J’espérais que tu viendrais tantôt, mon petit homme chéri. Il paraît que je t’avais compté sans mon AUTRE. Cependant je t’ai bien désiré et bien aimé. Qu’est-ce qu’il faut donc, mon Dieu, pour vous attirer ? Dites-le et si c’est impossible, on le fera mais ne me faites pas tirer la langue comme un pauvre chien enragé. C’est aujourd’hui le dernier jour d’Eulalie. Elle ne viendra plus maintenant que tous les quinze jours pour aller chercher Claire. Elle aura fait une longue station chez moi mais j’en avais vraiment bien besoin. Maintenant me voici un peu à flot. Il ne me restera plus qu’à entretenir et pour cela, je profiterai des grands jours d’été.
Je pense que c’est demain que Granger doit envoyer toucher son acompte.

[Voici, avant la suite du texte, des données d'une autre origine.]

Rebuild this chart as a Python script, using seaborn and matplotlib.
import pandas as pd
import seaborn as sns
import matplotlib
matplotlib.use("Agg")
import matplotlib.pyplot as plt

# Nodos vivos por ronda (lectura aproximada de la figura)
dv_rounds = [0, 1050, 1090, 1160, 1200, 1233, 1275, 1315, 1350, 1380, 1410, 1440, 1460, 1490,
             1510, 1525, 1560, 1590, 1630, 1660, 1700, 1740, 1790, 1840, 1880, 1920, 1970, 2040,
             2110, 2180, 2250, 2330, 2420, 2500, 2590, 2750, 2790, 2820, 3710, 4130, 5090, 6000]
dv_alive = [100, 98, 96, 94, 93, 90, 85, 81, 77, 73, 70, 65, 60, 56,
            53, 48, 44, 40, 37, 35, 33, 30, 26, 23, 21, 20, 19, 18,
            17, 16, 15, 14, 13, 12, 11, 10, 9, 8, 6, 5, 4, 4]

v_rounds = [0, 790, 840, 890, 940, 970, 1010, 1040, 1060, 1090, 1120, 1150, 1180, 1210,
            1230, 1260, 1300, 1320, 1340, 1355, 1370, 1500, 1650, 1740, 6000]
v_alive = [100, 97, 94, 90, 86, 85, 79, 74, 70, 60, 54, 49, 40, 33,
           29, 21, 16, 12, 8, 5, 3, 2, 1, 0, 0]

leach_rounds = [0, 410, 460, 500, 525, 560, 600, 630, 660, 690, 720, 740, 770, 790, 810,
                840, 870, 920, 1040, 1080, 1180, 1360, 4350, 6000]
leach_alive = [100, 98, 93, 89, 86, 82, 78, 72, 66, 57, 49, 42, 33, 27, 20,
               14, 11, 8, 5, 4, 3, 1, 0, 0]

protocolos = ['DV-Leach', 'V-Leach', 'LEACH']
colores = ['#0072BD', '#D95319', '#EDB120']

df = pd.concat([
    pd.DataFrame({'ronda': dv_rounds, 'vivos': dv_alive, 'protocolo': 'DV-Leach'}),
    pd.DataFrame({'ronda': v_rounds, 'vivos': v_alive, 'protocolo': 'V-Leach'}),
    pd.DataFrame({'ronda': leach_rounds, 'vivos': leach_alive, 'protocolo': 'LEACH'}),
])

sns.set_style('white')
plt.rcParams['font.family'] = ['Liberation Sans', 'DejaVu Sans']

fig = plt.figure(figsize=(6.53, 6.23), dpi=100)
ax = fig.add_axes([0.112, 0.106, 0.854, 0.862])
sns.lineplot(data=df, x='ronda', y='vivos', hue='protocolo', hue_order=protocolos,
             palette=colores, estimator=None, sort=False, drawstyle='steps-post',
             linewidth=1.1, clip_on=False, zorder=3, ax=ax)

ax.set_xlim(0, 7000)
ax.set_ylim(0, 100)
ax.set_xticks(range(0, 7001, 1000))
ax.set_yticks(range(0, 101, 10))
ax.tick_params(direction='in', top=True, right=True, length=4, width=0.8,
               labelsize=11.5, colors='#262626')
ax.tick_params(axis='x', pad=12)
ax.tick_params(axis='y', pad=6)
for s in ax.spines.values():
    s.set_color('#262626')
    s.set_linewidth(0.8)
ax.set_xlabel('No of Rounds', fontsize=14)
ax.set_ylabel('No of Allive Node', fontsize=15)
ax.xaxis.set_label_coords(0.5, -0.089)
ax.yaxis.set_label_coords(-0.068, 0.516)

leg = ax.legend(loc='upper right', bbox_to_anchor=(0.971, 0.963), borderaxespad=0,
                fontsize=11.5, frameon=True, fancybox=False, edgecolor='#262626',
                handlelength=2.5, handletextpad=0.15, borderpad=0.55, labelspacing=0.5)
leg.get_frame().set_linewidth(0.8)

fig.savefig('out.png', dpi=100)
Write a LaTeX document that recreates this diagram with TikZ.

Je vais regarder tout à l’heure où j’en suis de la dette. Je voudrais qu’il fût payé et tous les autres aussi. Ce serait un grand soulagement pour toi et pour moi. Rien ne m’est plus pénible que de savoir que tu travailles pour éteindre toutes mes dettes passées [1]. Le jour où ce sera fini sera un des plus beaux jours de ma vie.
Je te fais penser de nouveau, mon doux bien-aimé, à M. Robelina. Je crains qu’il ne puisse te donner aucun avis utile sans avoir vu les lieux. Dans ce cas-là, il vaudrait mieux avoir recours à l’architecte de Mme Triger. Qu’en penses-tu ? Il est urgent de faire viser ces comptes puisqu’on a tant fait et le plus tôt serait le mieux. Penses-y, mon Victor, si tu le peux toutefois et aime-moi un peu, moi qui t’aime de toute mon âme.

Juliette

BnF, Mss, NAF 16358, f. 165-166
Transcription de Jeanne Stranart assistée de Florence Naugrette

a) « M. Roblin ».

Notes

[1Juliette Drouet avait été jugée par le tribunal de police correctionnelle le 8 décembre 1833 afin de payer ses dettes, notamment à Mme Ribot.